* [DATA EXTRACT]:
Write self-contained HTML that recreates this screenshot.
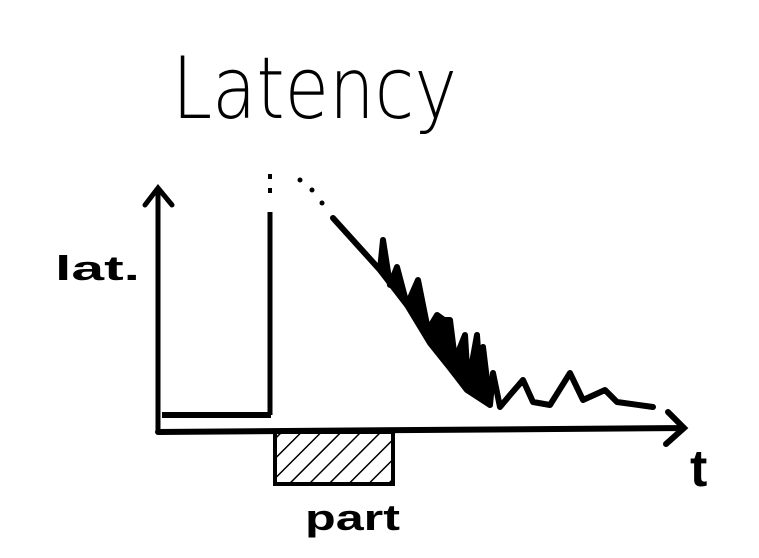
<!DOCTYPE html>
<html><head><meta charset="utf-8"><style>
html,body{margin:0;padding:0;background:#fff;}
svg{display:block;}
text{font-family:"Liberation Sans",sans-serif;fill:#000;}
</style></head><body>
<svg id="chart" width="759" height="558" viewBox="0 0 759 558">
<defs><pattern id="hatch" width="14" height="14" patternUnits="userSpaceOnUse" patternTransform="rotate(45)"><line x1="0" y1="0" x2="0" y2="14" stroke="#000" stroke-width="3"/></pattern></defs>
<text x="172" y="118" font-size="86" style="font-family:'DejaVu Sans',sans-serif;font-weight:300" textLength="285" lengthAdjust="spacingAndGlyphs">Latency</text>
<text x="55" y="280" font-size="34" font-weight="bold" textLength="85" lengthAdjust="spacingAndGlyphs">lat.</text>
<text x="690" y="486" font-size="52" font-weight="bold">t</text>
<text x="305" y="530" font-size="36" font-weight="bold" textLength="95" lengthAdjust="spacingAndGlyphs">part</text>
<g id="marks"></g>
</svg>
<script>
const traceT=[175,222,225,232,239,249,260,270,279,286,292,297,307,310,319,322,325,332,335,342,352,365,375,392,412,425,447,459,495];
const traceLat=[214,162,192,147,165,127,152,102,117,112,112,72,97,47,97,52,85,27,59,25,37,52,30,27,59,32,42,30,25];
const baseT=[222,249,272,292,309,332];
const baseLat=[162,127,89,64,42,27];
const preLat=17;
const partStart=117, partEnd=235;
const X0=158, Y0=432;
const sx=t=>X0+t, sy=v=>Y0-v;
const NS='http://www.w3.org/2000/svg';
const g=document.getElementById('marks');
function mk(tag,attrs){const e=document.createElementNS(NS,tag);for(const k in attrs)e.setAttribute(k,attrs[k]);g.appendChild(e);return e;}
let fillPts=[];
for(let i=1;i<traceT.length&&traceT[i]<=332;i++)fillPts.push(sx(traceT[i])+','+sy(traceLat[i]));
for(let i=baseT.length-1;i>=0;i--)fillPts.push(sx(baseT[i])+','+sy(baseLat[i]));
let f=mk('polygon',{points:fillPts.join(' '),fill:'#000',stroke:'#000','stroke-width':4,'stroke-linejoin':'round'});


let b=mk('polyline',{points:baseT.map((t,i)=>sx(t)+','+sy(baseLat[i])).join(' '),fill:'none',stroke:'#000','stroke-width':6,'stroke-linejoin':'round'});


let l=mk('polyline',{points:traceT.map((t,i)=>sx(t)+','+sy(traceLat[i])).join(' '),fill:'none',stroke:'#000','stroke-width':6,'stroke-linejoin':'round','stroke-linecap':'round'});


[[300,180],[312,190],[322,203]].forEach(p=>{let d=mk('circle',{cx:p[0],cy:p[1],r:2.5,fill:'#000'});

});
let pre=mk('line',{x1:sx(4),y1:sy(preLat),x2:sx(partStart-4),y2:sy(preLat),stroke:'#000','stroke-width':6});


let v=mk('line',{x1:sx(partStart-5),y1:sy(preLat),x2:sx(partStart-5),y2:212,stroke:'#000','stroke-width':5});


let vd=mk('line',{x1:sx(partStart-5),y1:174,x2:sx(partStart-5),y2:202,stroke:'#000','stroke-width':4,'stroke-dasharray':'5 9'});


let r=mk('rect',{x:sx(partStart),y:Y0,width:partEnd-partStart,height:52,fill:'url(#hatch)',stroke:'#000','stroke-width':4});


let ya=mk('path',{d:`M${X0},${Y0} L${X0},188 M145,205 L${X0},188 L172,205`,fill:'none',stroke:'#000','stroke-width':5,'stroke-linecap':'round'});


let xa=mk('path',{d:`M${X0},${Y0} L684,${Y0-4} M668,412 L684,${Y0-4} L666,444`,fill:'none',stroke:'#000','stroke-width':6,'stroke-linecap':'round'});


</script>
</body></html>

* [DO THIS]: Would you return the data exactly as written, without the pictures?

* [WORKED ANSWER]:
Write self-contained HTML that recreates this screenshot.
<!DOCTYPE html>
<html><head><meta charset="utf-8"><style>
html,body{margin:0;padding:0;background:#fff;}
svg{display:block;}
text{font-family:"Liberation Sans",sans-serif;fill:#000;}
</style></head><body>
<svg id="chart" width="759" height="558" viewBox="0 0 759 558">
<defs><pattern id="hatch" width="14" height="14" patternUnits="userSpaceOnUse" patternTransform="rotate(45)"><line x1="0" y1="0" x2="0" y2="14" stroke="#000" stroke-width="3"/></pattern></defs>
<text x="172" y="118" font-size="86" style="font-family:'DejaVu Sans',sans-serif;font-weight:300" textLength="285" lengthAdjust="spacingAndGlyphs">Latency</text>
<text x="55" y="280" font-size="34" font-weight="bold" textLength="85" lengthAdjust="spacingAndGlyphs">lat.</text>
<text x="690" y="486" font-size="52" font-weight="bold">t</text>
<text x="305" y="530" font-size="36" font-weight="bold" textLength="95" lengthAdjust="spacingAndGlyphs">part</text>
<g id="marks"></g>
</svg>
<script>
const traceT=[175,222,225,232,239,249,260,270,279,286,292,297,307,310,319,322,325,332,335,342,352,365,375,392,412,425,447,459,495];
const traceLat=[214,162,192,147,165,127,152,102,117,112,112,72,97,47,97,52,85,27,59,25,37,52,30,27,59,32,42,30,25];
const baseT=[222,249,272,292,309,332];
const baseLat=[162,127,89,64,42,27];
const preLat=17;
const partStart=117, partEnd=235;
const X0=158, Y0=432;
const sx=t=>X0+t, sy=v=>Y0-v;
const NS='http://www.w3.org/2000/svg';
const g=document.getElementById('marks');
function mk(tag,attrs){const e=document.createElementNS(NS,tag);for(const k in attrs)e.setAttribute(k,attrs[k]);g.appendChild(e);return e;}
let fillPts=[];
for(let i=1;i<traceT.length&&traceT[i]<=332;i++)fillPts.push(sx(traceT[i])+','+sy(traceLat[i]));
for(let i=baseT.length-1;i>=0;i--)fillPts.push(sx(baseT[i])+','+sy(baseLat[i]));
let f=mk('polygon',{points:fillPts.join(' '),fill:'#000',stroke:'#000','stroke-width':4,'stroke-linejoin':'round'});


let b=mk('polyline',{points:baseT.map((t,i)=>sx(t)+','+sy(baseLat[i])).join(' '),fill:'none',stroke:'#000','stroke-width':6,'stroke-linejoin':'round'});


let l=mk('polyline',{points:traceT.map((t,i)=>sx(t)+','+sy(traceLat[i])).join(' '),fill:'none',stroke:'#000','stroke-width':6,'stroke-linejoin':'round','stroke-linecap':'round'});


[[300,180],[312,190],[322,203]].forEach(p=>{let d=mk('circle',{cx:p[0],cy:p[1],r:2.5,fill:'#000'});

});
let pre=mk('line',{x1:sx(4),y1:sy(preLat),x2:sx(partStart-4),y2:sy(preLat),stroke:'#000','stroke-width':6});


let v=mk('line',{x1:sx(partStart-5),y1:sy(preLat),x2:sx(partStart-5),y2:212,stroke:'#000','stroke-width':5});


let vd=mk('line',{x1:sx(partStart-5),y1:174,x2:sx(partStart-5),y2:202,stroke:'#000','stroke-width':4,'stroke-dasharray':'5 9'});


let r=mk('rect',{x:sx(partStart),y:Y0,width:partEnd-partStart,height:52,fill:'url(#hatch)',stroke:'#000','stroke-width':4});


let ya=mk('path',{d:`M${X0},${Y0} L${X0},188 M145,205 L${X0},188 L172,205`,fill:'none',stroke:'#000','stroke-width':5,'stroke-linecap':'round'});


let xa=mk('path',{d:`M${X0},${Y0} L684,${Y0-4} M668,412 L684,${Y0-4} L666,444`,fill:'none',stroke:'#000','stroke-width':6,'stroke-linecap':'round'});


</script>
</body></html>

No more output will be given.